(85b) Dynamic Modeling and Nonlinear Parameter Estimation of Nanofiltration Membranes

Compared to traditional chemical separation techniques, membrane processes offer compact configurations and energy-efficient means to achieve molecular scale separations. Membranes capable of achieving higher degrees of selectivity relies on both the precise control of a membrane’s nanostructure and the identification of chemical functionalities which accentuate desired transport properties. [Hoffman & Phillip, 2020; Sadeghi et al., 2018] We argue process systems engineering offers untapped capabilities to balance membrane design decisions across (macro)molecular, device, and systems scales, and such a multiscale perspective is essential to fully realize the potential of nanoengineering to deliver transformative membrane separation technologies. [Eugene et al., 2019a] For example, we recently developed a superstructure optimization framework to design diafiltration membrane cascades. Our analysis shows that, through optimal systems-scale design, existing membrane materials have the potential to outperform current Li/Co separation methods for lithium-ion battery recycling; in other words, this particular application is mostly systems, not materials, limited. [Eugene et al., 2019b] In another study, we developed a process targeting framework to identify the necessary molecular and materials properties to realize absorptive membranes for environmental remediation. [Eugene et al., 2020] But extending these PSE paradigms to more directly inform nanoengineering requires more detailed and realistic mathematical models. [Geise et al, 2014; Yaroshchuk et al., 2018] Often the iterative creation and validation of said models is time-consuming and can be a rate-limiting step in scale-up, design, and analysis.

In this talk, we present an integrated experimental and data analysis technique to dynamically characterize nanofiltration membranes, resulting in differential-algebraic process models with quantified uncertainty suitable for process design. Experiments were run in a 10 mL dead-end filtration Amicon 8010 stirred cell connected with a dialysate tank. We conducted transport studies by loading both the cell and tank with predetermined concentrations of the desired salt and pressurizing the system with nitrogen gas. This apparatus design allows for continuous monitoring of permeate sample mass. Both retentate and sample concentrations are measured at regular intervals. We then postulate a family of differential-algebraic equation models for the system. Nonlinear regression is used to successfully calibrate hydraulic permeability, solute permeability coefficient, and reflection coefficient parameters in the model. These parameters correspond to the membrane transport properties and depend on the membrane chemistry, membrane nanostructure, and thermodynamics of the membrane-solution interface. As proof of concept, we consider diafiltration experiments for Mg²⁺ and K⁺ ions across an NF-90 nanofiltration membrane.

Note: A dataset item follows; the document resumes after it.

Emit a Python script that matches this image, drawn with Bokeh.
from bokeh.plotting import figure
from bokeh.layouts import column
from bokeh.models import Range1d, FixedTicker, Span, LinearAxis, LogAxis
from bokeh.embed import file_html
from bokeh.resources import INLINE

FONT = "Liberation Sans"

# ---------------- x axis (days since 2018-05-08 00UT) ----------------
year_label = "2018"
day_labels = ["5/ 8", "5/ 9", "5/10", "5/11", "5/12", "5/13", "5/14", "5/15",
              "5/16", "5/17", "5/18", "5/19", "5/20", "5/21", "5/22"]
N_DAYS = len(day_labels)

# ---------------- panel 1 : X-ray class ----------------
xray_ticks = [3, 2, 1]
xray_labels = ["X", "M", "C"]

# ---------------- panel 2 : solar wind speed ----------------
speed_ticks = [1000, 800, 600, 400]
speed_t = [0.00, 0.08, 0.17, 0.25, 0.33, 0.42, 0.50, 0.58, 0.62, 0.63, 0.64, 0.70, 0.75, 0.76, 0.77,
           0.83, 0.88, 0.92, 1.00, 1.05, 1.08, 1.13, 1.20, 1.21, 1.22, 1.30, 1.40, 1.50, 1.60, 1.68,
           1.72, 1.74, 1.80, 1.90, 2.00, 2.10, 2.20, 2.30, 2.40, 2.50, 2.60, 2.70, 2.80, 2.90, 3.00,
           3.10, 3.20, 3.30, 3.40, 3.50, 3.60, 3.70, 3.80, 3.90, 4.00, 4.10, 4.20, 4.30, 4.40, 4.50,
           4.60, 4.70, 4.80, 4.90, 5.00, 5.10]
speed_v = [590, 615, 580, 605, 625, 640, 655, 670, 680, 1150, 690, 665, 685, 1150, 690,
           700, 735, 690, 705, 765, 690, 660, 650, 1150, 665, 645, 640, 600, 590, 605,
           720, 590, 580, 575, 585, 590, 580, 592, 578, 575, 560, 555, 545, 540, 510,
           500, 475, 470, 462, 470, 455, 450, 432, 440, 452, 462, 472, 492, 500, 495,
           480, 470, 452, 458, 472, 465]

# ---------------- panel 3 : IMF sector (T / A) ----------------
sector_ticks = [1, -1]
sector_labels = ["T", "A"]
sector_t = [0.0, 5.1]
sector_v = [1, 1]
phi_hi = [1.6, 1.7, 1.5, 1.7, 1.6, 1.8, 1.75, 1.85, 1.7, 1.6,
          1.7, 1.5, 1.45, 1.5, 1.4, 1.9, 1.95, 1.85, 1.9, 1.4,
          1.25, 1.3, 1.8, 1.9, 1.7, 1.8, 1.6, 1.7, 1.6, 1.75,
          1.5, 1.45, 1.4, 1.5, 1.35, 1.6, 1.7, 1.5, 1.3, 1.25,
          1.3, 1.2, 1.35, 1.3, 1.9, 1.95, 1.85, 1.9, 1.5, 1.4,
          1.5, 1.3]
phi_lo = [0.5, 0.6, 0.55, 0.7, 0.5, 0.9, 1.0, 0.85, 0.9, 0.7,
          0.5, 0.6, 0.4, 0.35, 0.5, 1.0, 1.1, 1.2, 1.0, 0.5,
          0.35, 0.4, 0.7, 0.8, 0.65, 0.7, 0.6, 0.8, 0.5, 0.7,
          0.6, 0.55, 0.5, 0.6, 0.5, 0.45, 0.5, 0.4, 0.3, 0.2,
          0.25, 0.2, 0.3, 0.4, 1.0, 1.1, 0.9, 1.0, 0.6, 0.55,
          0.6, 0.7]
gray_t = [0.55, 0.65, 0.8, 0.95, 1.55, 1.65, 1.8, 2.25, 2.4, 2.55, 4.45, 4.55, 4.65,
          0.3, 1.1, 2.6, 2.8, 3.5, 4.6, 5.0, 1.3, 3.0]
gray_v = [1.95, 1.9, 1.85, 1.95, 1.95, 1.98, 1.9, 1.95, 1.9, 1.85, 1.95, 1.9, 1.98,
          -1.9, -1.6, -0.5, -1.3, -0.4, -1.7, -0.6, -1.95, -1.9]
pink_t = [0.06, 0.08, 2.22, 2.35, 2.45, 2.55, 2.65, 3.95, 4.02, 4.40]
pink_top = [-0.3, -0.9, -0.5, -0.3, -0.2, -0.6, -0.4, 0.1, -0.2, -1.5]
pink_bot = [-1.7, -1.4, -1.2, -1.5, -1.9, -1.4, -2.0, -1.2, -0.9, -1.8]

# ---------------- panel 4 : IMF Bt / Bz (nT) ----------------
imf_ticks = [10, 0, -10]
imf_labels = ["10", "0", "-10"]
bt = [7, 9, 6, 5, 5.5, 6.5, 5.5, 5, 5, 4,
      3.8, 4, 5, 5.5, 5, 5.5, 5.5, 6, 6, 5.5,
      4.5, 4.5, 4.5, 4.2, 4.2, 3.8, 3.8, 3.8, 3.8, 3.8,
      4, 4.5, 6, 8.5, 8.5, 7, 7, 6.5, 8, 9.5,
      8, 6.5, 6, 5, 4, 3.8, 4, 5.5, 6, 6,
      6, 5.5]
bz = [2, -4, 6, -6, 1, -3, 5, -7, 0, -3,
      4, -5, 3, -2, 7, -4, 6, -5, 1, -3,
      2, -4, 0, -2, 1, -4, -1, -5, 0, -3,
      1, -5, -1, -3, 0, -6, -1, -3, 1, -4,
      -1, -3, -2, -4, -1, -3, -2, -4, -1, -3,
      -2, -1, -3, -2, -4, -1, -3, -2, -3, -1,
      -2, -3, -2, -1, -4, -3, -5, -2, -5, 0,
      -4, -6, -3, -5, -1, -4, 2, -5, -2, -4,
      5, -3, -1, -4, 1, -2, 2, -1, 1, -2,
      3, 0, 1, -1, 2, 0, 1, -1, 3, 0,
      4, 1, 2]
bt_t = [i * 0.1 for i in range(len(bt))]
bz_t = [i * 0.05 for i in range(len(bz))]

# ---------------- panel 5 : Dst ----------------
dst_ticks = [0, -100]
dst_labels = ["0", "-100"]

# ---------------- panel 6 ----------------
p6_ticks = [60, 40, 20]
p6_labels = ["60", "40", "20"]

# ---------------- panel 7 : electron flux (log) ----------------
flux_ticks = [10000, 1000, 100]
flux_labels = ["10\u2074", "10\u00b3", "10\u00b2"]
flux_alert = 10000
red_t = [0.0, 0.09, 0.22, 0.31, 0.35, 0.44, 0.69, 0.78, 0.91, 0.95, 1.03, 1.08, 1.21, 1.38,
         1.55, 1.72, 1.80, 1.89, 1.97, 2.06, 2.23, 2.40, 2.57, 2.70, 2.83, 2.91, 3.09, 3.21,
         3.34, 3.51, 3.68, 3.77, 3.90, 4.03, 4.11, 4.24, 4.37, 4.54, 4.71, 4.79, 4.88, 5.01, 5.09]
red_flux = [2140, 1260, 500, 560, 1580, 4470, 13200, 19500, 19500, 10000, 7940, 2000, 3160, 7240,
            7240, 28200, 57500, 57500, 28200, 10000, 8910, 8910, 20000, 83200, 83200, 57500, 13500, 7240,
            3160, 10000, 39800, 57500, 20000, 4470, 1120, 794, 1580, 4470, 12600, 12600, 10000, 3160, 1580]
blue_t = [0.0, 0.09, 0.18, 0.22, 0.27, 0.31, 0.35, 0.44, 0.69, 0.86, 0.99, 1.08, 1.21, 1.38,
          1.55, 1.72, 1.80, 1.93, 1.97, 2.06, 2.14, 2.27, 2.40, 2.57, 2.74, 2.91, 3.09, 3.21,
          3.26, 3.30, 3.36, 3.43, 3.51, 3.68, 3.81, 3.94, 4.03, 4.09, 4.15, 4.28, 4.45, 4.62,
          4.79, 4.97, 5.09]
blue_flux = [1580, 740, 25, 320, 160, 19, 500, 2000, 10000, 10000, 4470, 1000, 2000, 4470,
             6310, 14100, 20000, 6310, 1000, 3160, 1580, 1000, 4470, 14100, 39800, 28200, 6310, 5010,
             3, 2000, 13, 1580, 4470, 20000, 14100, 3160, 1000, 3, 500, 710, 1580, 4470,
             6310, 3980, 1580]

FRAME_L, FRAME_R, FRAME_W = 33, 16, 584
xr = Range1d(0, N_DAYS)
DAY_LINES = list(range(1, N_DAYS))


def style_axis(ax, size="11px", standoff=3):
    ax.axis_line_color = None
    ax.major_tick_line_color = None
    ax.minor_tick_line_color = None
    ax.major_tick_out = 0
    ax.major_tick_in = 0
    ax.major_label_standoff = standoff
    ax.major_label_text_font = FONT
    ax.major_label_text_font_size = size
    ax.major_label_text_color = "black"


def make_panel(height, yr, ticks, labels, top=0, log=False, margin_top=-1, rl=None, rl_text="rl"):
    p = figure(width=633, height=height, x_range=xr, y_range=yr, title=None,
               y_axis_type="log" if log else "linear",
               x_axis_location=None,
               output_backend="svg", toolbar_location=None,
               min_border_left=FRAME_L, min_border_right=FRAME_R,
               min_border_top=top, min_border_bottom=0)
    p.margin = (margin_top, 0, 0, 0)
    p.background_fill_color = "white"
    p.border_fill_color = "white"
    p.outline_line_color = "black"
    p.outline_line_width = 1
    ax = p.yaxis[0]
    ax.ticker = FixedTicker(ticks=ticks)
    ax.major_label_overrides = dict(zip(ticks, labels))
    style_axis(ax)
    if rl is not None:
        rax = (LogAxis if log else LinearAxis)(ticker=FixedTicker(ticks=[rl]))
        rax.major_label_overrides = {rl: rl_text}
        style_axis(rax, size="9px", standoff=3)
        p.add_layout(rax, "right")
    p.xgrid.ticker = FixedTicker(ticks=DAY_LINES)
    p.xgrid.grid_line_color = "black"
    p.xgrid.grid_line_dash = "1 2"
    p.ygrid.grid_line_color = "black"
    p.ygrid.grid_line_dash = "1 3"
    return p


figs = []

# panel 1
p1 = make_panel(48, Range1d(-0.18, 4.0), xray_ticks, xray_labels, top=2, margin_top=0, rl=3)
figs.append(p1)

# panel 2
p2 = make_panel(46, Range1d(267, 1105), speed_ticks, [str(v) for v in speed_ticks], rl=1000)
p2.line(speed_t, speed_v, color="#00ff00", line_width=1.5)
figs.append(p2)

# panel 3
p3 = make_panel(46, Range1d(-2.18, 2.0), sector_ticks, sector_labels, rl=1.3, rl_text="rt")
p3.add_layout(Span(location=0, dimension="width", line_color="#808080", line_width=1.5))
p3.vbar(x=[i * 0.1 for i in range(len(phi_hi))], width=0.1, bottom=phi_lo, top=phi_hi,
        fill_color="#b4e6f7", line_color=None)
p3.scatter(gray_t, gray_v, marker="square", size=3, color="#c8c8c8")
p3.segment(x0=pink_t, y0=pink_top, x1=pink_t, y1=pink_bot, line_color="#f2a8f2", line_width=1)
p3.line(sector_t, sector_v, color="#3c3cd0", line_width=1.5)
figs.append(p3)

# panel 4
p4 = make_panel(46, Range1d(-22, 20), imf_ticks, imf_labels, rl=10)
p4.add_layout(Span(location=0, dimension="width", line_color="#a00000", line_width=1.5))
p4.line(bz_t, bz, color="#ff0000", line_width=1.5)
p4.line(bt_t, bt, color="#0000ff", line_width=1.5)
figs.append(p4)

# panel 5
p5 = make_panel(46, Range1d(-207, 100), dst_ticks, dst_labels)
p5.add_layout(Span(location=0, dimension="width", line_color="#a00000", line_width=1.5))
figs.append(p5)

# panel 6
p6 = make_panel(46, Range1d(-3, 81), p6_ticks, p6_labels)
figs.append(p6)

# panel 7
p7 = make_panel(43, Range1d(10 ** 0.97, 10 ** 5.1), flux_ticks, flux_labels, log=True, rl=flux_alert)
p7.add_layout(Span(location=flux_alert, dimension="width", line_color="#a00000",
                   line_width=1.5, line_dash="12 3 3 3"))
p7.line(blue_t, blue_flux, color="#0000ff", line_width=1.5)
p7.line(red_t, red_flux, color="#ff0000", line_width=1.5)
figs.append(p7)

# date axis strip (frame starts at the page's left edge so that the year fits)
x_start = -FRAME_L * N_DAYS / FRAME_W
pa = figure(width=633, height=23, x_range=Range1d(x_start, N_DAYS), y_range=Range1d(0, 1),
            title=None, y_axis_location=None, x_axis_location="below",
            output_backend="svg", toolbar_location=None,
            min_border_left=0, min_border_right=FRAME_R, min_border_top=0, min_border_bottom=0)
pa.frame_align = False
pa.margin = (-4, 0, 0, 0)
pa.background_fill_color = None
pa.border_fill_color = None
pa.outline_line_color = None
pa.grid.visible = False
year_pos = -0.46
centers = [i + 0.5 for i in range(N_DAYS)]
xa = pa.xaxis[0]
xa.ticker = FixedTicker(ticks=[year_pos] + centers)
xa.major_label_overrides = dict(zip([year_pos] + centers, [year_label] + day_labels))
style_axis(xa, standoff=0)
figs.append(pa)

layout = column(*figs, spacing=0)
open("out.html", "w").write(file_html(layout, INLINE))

We cast nonlinear parameter estimation as a multi-objective least-squares optimization problem and explore the trade-offs between different experimental observations, i.e., the mass of collected samples and sample concentrations. Through this analysis, we determined reflection coefficient is not identifiable in conventional filtration experiments and used the model to inform the diafiltration experiment design that covers higher concentrations. Finally, we discuss how the proposed dynamic experiments and data analysis technique require much less data than classical steady-state experiments to create and validate a model.

References

Eugene, E., Phillip, W., and Dowling, A., Data science-enabled molecular-to-systems engineering for sustinable water treatment, Current Opinion in Chemical Engineering, 26, 122-130, (2019a).

Eugene, E., Phillip, W., and Dowling, A., Material Property Goals to Enable Continuous Diafiltration Membrane Cascades for Lithium-ion Battery Recycling, Computer Aided Chemical Engineering, 47, 469-474, (2019b).

Eugene, E., Phillip, W., and Dowling, A., Material Property Targets for Emerging Nanomaterials to Enable Point-of-Use and Point-of-Entry Water Treatment Systems, Preprint,
https://doi.org/10.26434/chemrxiv.12526190, (2020).

Geise, G. M., Paul, D. R., Freeman, B. D., Fundamental water and salt transport properties of polymeric materials, Progress in Polymer Science, 39(1), 1-42, (2014)

Hoffman, J. R., and Phillip, W. A., 100^th Anniversary of Macromolecular Science Viewpoint: Integrated Membrane Systems, ACS Macro Letters, 9, 1267-1279, (2020).

Sadeghi, I., Kaner, P., and Asatekin, A., Controlling and Expanding the Selectivity of Filtration Membranes, Mater., 30(21), 7328–7354 (2018).

Yaroshchuk, A., Bruening, M. L., and Zholkovskiy, E., Modelling nanofiltration of electrolyte solutions, Advances in Colloid and Interface Science, 268, 39-63, (2019).